SHORT PROBLEM.
Repeat exactly the lines from the start through the line with "import plotly.graph_objects as go", both ends included.

Begin

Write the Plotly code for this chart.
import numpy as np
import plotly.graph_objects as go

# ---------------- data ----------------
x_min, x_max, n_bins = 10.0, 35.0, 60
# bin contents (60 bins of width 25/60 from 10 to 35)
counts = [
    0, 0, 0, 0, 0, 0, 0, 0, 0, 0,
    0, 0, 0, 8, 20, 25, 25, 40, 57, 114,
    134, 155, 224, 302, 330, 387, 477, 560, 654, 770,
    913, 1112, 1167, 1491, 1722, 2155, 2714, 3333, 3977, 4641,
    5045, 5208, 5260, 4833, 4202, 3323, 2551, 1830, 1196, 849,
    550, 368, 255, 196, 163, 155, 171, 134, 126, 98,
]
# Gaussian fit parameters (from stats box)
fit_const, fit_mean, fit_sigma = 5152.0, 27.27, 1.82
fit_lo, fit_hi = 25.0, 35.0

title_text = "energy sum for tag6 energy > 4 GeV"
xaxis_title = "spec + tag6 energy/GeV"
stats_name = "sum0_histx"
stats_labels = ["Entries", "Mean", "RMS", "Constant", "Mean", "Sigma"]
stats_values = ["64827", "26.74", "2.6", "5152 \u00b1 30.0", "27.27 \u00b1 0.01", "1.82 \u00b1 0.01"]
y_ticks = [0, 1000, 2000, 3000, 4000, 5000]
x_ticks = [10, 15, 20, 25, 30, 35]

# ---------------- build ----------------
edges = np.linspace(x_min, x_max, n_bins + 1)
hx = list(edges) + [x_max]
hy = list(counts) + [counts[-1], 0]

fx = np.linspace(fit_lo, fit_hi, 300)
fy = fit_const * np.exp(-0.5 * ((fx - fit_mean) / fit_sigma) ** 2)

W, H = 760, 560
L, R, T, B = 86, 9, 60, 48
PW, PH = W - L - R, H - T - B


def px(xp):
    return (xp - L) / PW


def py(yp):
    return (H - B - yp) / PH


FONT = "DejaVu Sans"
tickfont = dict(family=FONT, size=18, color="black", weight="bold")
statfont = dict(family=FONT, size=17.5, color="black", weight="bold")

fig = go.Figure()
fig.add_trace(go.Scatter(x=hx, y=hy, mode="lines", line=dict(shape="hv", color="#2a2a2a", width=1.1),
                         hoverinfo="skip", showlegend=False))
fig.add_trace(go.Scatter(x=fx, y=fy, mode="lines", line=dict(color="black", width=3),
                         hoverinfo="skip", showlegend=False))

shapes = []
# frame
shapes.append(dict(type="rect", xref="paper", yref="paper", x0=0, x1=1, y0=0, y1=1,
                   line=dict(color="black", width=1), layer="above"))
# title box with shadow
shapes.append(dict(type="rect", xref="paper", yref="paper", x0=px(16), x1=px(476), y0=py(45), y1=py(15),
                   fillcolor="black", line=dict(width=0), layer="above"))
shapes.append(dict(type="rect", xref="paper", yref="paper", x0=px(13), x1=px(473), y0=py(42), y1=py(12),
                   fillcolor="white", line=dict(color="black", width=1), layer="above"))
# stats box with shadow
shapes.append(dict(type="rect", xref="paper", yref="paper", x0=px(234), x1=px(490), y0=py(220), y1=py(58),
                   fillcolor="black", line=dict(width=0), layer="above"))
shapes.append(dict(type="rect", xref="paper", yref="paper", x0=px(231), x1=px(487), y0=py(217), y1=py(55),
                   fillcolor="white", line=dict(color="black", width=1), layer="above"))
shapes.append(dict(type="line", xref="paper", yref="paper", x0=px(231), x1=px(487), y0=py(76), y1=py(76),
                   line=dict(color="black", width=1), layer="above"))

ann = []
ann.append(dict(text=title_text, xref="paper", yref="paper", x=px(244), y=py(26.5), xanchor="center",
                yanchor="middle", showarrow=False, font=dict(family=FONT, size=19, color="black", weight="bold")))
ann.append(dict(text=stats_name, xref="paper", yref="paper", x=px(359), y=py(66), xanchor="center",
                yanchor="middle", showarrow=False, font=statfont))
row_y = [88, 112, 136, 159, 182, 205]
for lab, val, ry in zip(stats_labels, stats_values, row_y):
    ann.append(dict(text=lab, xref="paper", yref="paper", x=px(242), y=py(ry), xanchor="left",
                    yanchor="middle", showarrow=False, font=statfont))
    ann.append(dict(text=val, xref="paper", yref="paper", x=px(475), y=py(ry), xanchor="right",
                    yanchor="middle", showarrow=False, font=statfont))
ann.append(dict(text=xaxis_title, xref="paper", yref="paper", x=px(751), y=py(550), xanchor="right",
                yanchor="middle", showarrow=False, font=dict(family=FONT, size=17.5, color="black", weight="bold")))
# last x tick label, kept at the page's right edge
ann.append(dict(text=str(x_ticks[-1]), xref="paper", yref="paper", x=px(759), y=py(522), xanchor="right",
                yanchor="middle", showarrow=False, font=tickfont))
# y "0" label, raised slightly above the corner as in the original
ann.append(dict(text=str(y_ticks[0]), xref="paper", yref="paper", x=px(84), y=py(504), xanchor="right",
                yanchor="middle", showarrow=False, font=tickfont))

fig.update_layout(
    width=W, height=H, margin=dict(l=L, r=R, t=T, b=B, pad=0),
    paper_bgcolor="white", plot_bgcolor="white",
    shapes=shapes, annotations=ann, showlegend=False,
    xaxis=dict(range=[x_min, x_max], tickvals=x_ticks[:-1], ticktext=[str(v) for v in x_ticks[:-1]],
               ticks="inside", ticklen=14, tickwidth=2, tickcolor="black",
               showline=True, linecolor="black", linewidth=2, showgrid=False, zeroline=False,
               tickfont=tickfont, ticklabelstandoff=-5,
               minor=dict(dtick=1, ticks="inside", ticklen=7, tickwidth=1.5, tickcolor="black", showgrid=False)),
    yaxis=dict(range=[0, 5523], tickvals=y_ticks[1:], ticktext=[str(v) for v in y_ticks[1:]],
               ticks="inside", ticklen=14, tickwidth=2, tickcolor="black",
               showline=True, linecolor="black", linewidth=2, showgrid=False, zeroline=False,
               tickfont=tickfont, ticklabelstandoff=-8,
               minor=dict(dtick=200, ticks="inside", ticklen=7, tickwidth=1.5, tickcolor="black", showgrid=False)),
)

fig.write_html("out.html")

End

THE RESPONSE.
Write the Plotly code for this chart.
import numpy as np
import plotly.graph_objects as go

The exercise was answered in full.